Later Paul's physical eyes would be opened when he was led to believers who would pray with him and teach him. This is true of everyone who is spiritually blind. When world identities and their function cease there is hope in Jesus for an eternal identity that functions in our every next moment. Spiritual blindness is replaced with spiritual sight. For Paul his physical sight was returned as well. For Paul his his true identity was recovered, his Scriptural knowledge empowered by the Spirit, his intellect refocused to serve the Lord. Everything he once was now could serve the Lord. Talk about redemption. Paul is the poster child for redemption by Jesus.

Here's how Paul puts it: “If anyone else thinks he has reasons to put confidence in the flesh, I have more: circumcised on the eighth day, of the people of Israel, of the tribe of Benjamin, a Hebrew of Hebrews; in regard to the Law, a Pharisee; as for zeal, persecuting the church; as for legalistic righteousness, faultless.
But whatever was to my profit I now consider a loss for the sake of Christ. What is more, I consider everything a loss compared to the surpassing greatness of knowing Christ Jesus my Lord, for whose sake I have lost all things. I consider them rubbish, that I may be found in Him, not having a righteousness of my own that comes from the Law, but that which is through faith in Christ...(Php.3:4-9).”

If you look carefully at this passage you can put everything you use for identity in Paul's categories. Think community, ethnicity, religion, job, bloodline, lineage, social class, morality and whatever else like skills, clubs and emotionality that define you in this world. Paul, like Jesus, had a profession. But now with his new identity profession was what supported his spiritual identity and function. The same is true for us as well. Our profession becomes a vehicle to practice our identity which is our real work being a witness, an image and child of God.
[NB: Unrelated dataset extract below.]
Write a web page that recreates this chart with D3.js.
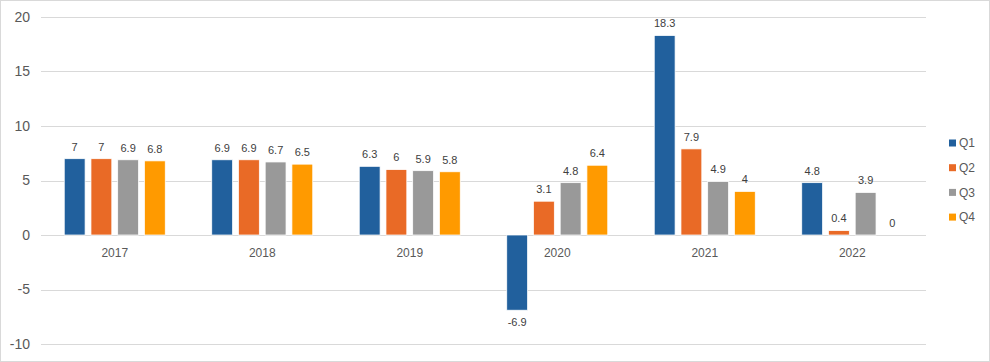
<!DOCTYPE html>
<html>
<head>
<meta charset="utf-8">
<script src="https://cdn.jsdelivr.net/npm/d3@7"></script>
<style>
    body { margin: 0; background: #fff; }
    svg { display: block; font-family: "Liberation Sans", Arial, sans-serif; }
</style>
</head>
<body>
<svg id="chart"></svg>
<script>
let years = ["2017", "2018", "2019", "2020", "2021", "2022"];
let quarters = ["Q1", "Q2", "Q3", "Q4"];
let q1 = [7, 6.9, 6.3, -6.9, 18.3, 4.8];
let q2 = [7, 6.9, 6, 3.1, 7.9, 0.4];
let q3 = [6.9, 6.7, 5.9, 4.8, 4.9, 3.9];
let q4 = [6.8, 6.5, 5.8, 6.4, 4, 0];
let yTicks = [-10, -5, 0, 5, 10, 15, 20];
let colors = ["#21609D", "#E96A26", "#999999", "#FF9A00"];

function init() {
    let width = 990,
        height = 362,
        svg = d3.select('#chart').attr("width", width).attr("height", height);

    let series = [q1, q2, q3, q4];
    let rows = [];
    years.forEach((y, i) => {
        quarters.forEach((q, j) => rows.push({ year: y, q: q, value: series[j][i], color: colors[j] }));
    });

    // outer border
    svg.append('rect')
        .attr('x', 0.5).attr('y', 0.5)
        .attr('width', width - 1).attr('height', height - 1)
        .attr('fill', 'white')
        .attr('stroke', '#d9d9d9')
        .attr('stroke-width', 1);

    let x0 = d3.scaleBand().domain(years).range([41, 926]);
    let x1 = d3.scaleBand().domain(quarters).range([0, x0.bandwidth()])
        .paddingInner(0.22).paddingOuter(0.87);
    let yScale = d3.scaleLinear().domain([-10, 20]).range([344, 17]);

    // gridlines
    svg.selectAll('line.grid')
        .data(yTicks)
        .enter()
        .append('line')
        .attr('class', 'grid')
        .attr('x1', 41).attr('x2', 926)
        .attr('y1', d => Math.round(yScale(d)) + 0.5)
        .attr('y2', d => Math.round(yScale(d)) + 0.5)
        .attr('stroke', '#d9d9d9')
        .attr('stroke-width', 1);

    // y tick labels
    svg.selectAll('text.ytick')
        .data(yTicks)
        .enter()
        .append('text')
        .attr('class', 'ytick')
        .attr('x', 30)
        .attr('y', d => yScale(d))
        .attr('dy', '0.35em')
        .attr('text-anchor', 'end')
        .attr('fill', '#595959')
        .attr('font-size', '14px')
        .text(d => d);

    // bars
    svg.selectAll('rect.bar')
        .data(rows)
        .enter()
        .append('rect')
        .attr('class', 'bar')
        .attr('x', d => x0(d.year) + x1(d.q))
        .attr('width', x1.bandwidth())
        .attr('y', d => yScale(Math.max(0, d.value)))
        .attr('height', d => Math.abs(yScale(d.value) - yScale(0)))
        .attr('fill', d => d.color)
        .attr('stroke', 'white')
        .attr('stroke-width', 0.75);

    // value labels
    svg.selectAll('text.val')
        .data(rows)
        .enter()
        .append('text')
        .attr('class', 'val')
        .attr('x', d => x0(d.year) + x1(d.q) + x1.bandwidth() / 2)
        .attr('y', d => d.value < 0 ? yScale(d.value) + 12 : yScale(d.value) - 12)
        .attr('dy', '0.35em')
        .attr('text-anchor', 'middle')
        .attr('fill', '#404040')
        .attr('font-size', '11px')
        .text(d => d.value);

    // year labels
    svg.selectAll('text.year')
        .data(years)
        .enter()
        .append('text')
        .attr('class', 'year')
        .attr('x', d => x0(d) + x0.bandwidth() / 2)
        .attr('y', 253)
        .attr('dy', '0.35em')
        .attr('text-anchor', 'middle')
        .attr('fill', '#595959')
        .attr('font-size', '12px')
        .text(d => d);

    // legend
    let legend = svg.selectAll('g.legend')
        .data(quarters)
        .enter()
        .append('g')
        .attr('class', 'legend')
        .attr('transform', (d, i) => `translate(949, ${143 + i * 24.7})`);

    legend.append('rect')
        .attr('x', 0).attr('y', -3.5)
        .attr('width', 7).attr('height', 7)
        .attr('fill', (d, i) => colors[i]);

    legend.append('text')
        .attr('x', 10)
        .attr('y', 0)
        .attr('dy', '0.35em')
        .attr('fill', '#595959')
        .attr('font-size', '12px')
        .text(d => d);
}

onload = function () {
    init();
}
</script>
</body>
</html>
As an aside, the quality with which we approach our jobs changes. We want them to reflect our belief in God. Think of what it would have been like to have furniture built by Jesus that later would be treasured by a family living in a tent made by Paul. Both would have been extraordinary in quality, lasting in use and in reminding them of their salvation. As when the Lord Jesus and Paul the Apostle lived for the Father, it's when we too are spiritually focused that our functions in the world are detailed in quality for the glory of God.

But Paul doesn't stop there. “I want to know Christ and the power of His Resurrection and the fellowship of sharing in His sufferings, becoming like Him in His death and so, somehow to attain to the resurrection from the dead (vs.10).” “I press on to take hold of that for which Christ took hold of me...Forgetting what is behind and straining toward what is ahead, I press on toward the goal to win the prize for which God has called me heavenward in Christ Jesus (vs.13-14).”
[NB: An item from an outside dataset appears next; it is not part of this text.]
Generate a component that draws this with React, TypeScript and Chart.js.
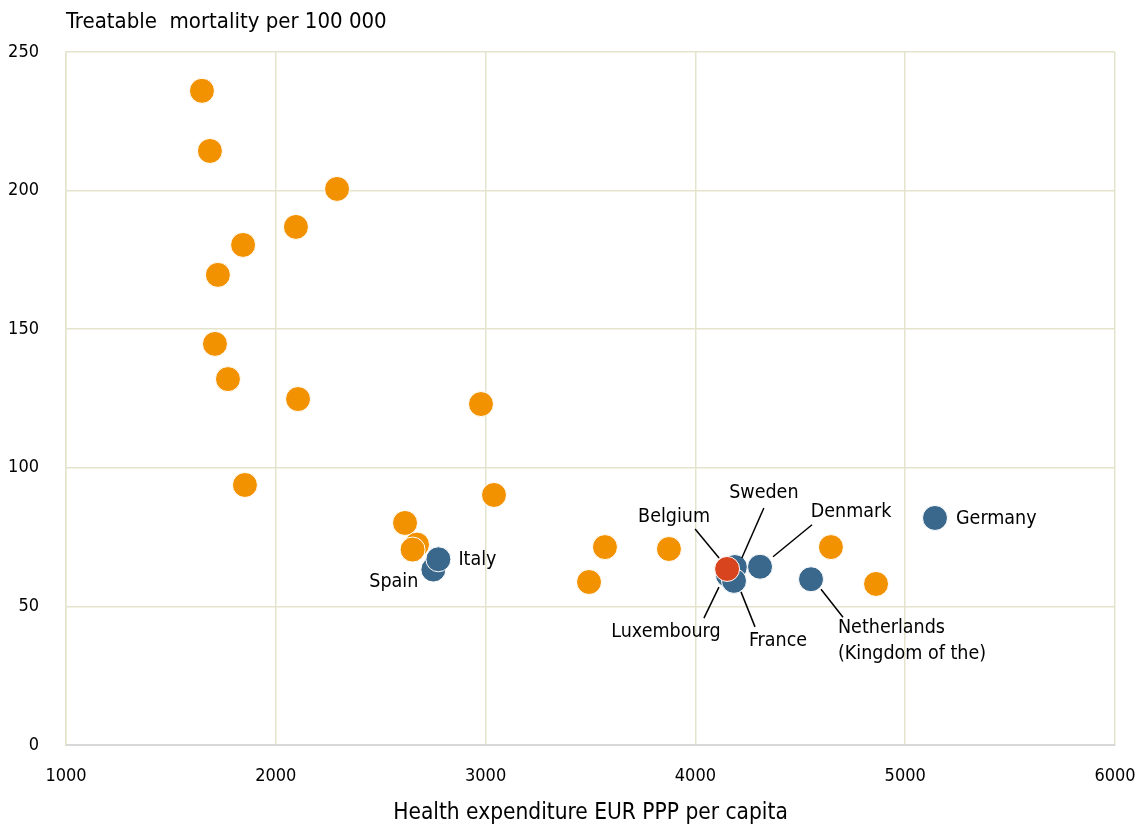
import React, { useEffect, useRef } from "react";
import { Chart, registerables } from "chart.js";

Chart.register(...registerables);

const otherSpend = [1648, 1686, 2292, 2096, 1844, 1724, 1710, 1772, 2106, 2978, 1853, 3040, 2616, 2673, 2652, 3569, 3493, 3874, 4646, 4861];
const otherMort = [236, 214.3, 200.6, 186.9, 180.4, 169.6, 144.7, 132, 124.8, 123, 93.8, 90.2, 80.1, 72.3, 70.5, 71.4, 58.8, 70.7, 71.4, 58.1];

const peerNames = ["Spain", "Italy", "Sweden", "Luxembourg", "France", "Denmark", "Netherlands", "Germany"];
const peerSpend = [2751, 2775, 4188, 4155, 4184, 4308, 4551, 5142];
const peerMort = [63.3, 67.0, 64.2, 61.3, 59.2, 64.3, 59.8, 81.9];

const focusName = ["Belgium"];
const focusSpend = [4151];
const focusMort = [63.5];

const xTicks = [1000, 2000, 3000, 4000, 5000, 6000];
const yTicks = [0, 50, 100, 150, 200, 250];

const yTitle = "Treatable  mortality per 100 000";
const xTitle = "Health expenditure EUR PPP per capita";

const FONT = "'Liberation Sans Narrow', 'DejaVu Sans Condensed', 'Liberation Sans', sans-serif";

// Annotation layout: text offset (dx, dy), alignment and optional leader line, relative to the point
type Ann = { lines: string[]; dx: number; dy: number; align: CanvasTextAlign; leader?: [number, number, number, number] };
const annotations: Record<string, Ann> = {
  Belgium: { lines: ["Belgium"], dx: -53, dy: -52, align: "center", leader: [-32, -40, -8, -11] },
  Sweden: { lines: ["Sweden"], dx: 29, dy: -74, align: "center", leader: [29, -59, 7, -9] },
  Denmark: { lines: ["Denmark"], dx: 91, dy: -55, align: "center", leader: [52, -42, 13, -10] },
  Netherlands: { lines: ["Netherlands", "(Kingdom of the)"], dx: 27, dy: 49, align: "left", leader: [10, 10, 32, 38] },
  Luxembourg: { lines: ["Luxembourg"], dx: -62, dy: 57, align: "center", leader: [-9, 12, -24, 43] },
  France: { lines: ["France"], dx: 44, dy: 60, align: "center", leader: [7, 11, 21, 46] },
  Germany: { lines: ["Germany"], dx: 21, dy: 1, align: "left" },
  Italy: { lines: ["Italy"], dx: 20, dy: 1, align: "left" },
  Spain: { lines: ["Spain"], dx: -15, dy: 12, align: "right" },
};

const labelPlugin = {
  id: "labelPlugin",
  afterDraw(chart: any) {
    const ctx = chart.ctx;
    const xs = chart.scales.x;
    const ys = chart.scales.y;
    const area = chart.chartArea;
    ctx.save();
    ctx.fillStyle = "#000";
    ctx.textBaseline = "middle";
    ctx.font = `22px ${FONT}`;
    ctx.textAlign = "left";
    ctx.fillText(yTitle, area.left, 22);
    ctx.font = `22.5px ${FONT}`;
    ctx.textAlign = "center";
    ctx.fillText(xTitle, (area.left + area.right) / 2, 813);

    const names = [...peerNames, ...focusName];
    const sx = [...peerSpend, ...focusSpend];
    const sy = [...peerMort, ...focusMort];
    ctx.font = `19.5px ${FONT}`;
    ctx.strokeStyle = "#000";
    ctx.lineWidth = 1.5;
    names.forEach((n, i) => {
      const a = annotations[n];
      if (!a) return;
      const px = xs.getPixelForValue(sx[i]);
      const py = ys.getPixelForValue(sy[i]);
      if (a.leader) {
        ctx.beginPath();
        ctx.moveTo(px + a.leader[0], py + a.leader[1]);
        ctx.lineTo(px + a.leader[2], py + a.leader[3]);
        ctx.stroke();
      }
      ctx.textAlign = a.align;
      a.lines.forEach((l, k) => ctx.fillText(l, px + a.dx, py + a.dy + k * 26));
    });
    ctx.restore();
  },
};

export default function App() {
  const ref = useRef<HTMLCanvasElement>(null);
  useEffect(() => {
    document.body.style.margin = "0";
    const toPts = (xa: number[], ya: number[]) => xa.map((x, i) => ({ x, y: ya[i] }));
    const chart = new Chart(ref.current!, {
      type: "scatter",
      data: {
        datasets: [
          { label: "Belgium", order: 0, data: toPts(focusSpend, focusMort), backgroundColor: "#D7441E", borderColor: "#fff", borderWidth: 1, pointRadius: 12.5 },
          { label: "Peers", order: 1, data: toPts(peerSpend, peerMort), backgroundColor: "#3A678C", borderColor: "#fff", borderWidth: 1, pointRadius: 12.5 },
          { label: "Other", order: 2, data: toPts(otherSpend, otherMort), backgroundColor: "#F39200", borderColor: "#fff", borderWidth: 1, pointRadius: 12.5 },
        ],
      },
      options: {
        responsive: false,
        animation: false,
        layout: { padding: { left: 8, right: 23, top: 52, bottom: 0 } },
        plugins: { legend: { display: false }, tooltip: { enabled: false }, title: { display: false } },
        scales: {
          x: {
            type: "linear",
            min: 1000,
            max: 6000,
            afterBuildTicks: (s: any) => { s.ticks = xTicks.map((v) => ({ value: v })); },
            afterFit: (s: any) => { s.height = 82; s.paddingLeft = 0; s.paddingRight = 0; },
            ticks: { color: "#000", font: { family: FONT, size: 18 }, padding: 21, maxRotation: 0, callback: (v: any) => String(v) },
            grid: { color: "#E4E4CC", lineWidth: 1.5, drawTicks: false },
            border: { color: "#D8D8D8", width: 2 },
          },
          y: {
            min: 0,
            max: 250,
            afterBuildTicks: (s: any) => { s.ticks = yTicks.map((v) => ({ value: v })); },
            afterFit: (s: any) => { s.width = 58; s.paddingTop = 0; s.paddingBottom = 0; },
            ticks: { color: "#000", font: { family: FONT, size: 18 }, padding: 27, callback: (v: any) => String(v) },
            grid: { color: (c: any) => (c.tick && c.tick.value === 0 ? "rgba(0,0,0,0)" : "#E4E4CC"), lineWidth: 1.5, drawTicks: false },
            border: { color: "#E4E4CC", width: 1.5 },
          },
        },
      },
      plugins: [labelPlugin],
    });
    return () => chart.destroy();
  }, []);
  return <canvas ref={ref} width={1138} height={827} style={{ display: "block" }} />;
}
What Paul has so stunningly exposed is our cultural slavery, the social, ethnic and economic identities and rituals that prevail. We are to look forward to how we can see our selves as God sees us and be aware, ready and available to act in faith in every next moment. Each moment we live is a precious moment to serve the Lord. We are His image, child and witness. The Holy Spirit is our life and our function is to let Him work through us. That is our new identity and function, an everlasting identity and function, a relational identity with God and others through Jesus, empowered by the Holy Spirit. That means every next moment is the spiritual adventure He has in store for us.